**Instructions for the task:**
Copy exactly the lines from the start of the data below through the one that carries "-140, -160, -180];", and only those.

**Available data:**
--- Start ---

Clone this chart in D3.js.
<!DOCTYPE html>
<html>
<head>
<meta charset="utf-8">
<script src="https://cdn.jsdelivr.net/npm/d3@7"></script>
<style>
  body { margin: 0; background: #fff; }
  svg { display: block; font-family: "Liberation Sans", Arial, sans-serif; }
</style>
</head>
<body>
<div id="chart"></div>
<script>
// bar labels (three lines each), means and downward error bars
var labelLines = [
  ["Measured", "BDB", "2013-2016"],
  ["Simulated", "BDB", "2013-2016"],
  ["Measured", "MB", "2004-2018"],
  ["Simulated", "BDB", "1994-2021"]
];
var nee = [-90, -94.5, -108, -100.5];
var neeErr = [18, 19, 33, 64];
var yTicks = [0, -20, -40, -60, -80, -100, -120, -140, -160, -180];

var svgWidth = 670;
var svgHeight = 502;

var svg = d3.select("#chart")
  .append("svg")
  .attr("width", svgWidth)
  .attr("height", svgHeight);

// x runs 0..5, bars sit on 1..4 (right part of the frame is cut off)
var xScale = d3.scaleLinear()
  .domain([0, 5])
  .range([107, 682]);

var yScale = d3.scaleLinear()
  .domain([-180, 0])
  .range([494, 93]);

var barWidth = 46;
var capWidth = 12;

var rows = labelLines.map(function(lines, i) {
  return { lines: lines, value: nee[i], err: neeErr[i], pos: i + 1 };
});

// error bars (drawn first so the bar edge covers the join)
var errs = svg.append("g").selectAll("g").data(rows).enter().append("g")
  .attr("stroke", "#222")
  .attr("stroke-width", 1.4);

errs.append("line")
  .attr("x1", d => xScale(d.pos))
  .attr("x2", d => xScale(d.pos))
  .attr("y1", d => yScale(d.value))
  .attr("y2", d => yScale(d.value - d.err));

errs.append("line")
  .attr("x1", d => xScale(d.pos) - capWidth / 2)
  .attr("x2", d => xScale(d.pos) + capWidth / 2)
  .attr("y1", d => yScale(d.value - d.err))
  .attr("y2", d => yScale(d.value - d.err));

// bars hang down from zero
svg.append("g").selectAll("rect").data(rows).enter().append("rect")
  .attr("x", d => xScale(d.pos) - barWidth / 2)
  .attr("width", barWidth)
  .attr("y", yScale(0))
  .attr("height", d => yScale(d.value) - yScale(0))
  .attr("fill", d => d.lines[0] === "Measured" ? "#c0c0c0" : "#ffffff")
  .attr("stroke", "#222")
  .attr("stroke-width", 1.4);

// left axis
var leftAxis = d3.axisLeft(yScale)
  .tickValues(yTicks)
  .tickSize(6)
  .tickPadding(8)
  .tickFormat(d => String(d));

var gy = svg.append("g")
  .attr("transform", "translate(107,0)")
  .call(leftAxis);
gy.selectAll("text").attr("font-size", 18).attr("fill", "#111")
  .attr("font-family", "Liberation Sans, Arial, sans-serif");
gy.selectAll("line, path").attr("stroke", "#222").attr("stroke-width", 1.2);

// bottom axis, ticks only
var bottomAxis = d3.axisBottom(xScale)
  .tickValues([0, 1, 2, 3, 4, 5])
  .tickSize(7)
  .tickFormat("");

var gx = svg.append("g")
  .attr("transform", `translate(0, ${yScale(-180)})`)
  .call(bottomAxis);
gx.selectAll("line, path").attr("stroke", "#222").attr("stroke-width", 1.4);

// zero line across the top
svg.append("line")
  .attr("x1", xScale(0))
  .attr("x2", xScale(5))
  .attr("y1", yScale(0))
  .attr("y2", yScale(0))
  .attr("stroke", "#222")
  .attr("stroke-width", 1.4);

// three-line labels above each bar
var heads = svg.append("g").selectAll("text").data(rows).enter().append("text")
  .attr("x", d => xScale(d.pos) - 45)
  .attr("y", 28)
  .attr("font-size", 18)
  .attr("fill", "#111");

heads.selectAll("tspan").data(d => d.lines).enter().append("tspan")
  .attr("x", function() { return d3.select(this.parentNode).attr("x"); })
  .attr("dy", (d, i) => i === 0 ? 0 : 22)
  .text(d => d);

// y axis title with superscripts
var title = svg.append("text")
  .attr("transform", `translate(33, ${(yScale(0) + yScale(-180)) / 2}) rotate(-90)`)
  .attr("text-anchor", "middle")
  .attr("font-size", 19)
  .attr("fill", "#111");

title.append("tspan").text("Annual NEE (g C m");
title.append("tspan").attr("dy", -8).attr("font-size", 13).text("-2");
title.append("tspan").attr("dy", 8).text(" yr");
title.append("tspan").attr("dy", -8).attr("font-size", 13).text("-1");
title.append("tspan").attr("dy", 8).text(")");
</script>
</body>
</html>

--- End ---

**Full solution:**
Clone this chart in D3.js.
<!DOCTYPE html>
<html>
<head>
<meta charset="utf-8">
<script src="https://cdn.jsdelivr.net/npm/d3@7"></script>
<style>
  body { margin: 0; background: #fff; }
  svg { display: block; font-family: "Liberation Sans", Arial, sans-serif; }
</style>
</head>
<body>
<div id="chart"></div>
<script>
// bar labels (three lines each), means and downward error bars
var labelLines = [
  ["Measured", "BDB", "2013-2016"],
  ["Simulated", "BDB", "2013-2016"],
  ["Measured", "MB", "2004-2018"],
  ["Simulated", "BDB", "1994-2021"]
];
var nee = [-90, -94.5, -108, -100.5];
var neeErr = [18, 19, 33, 64];
var yTicks = [0, -20, -40, -60, -80, -100, -120, -140, -160, -180];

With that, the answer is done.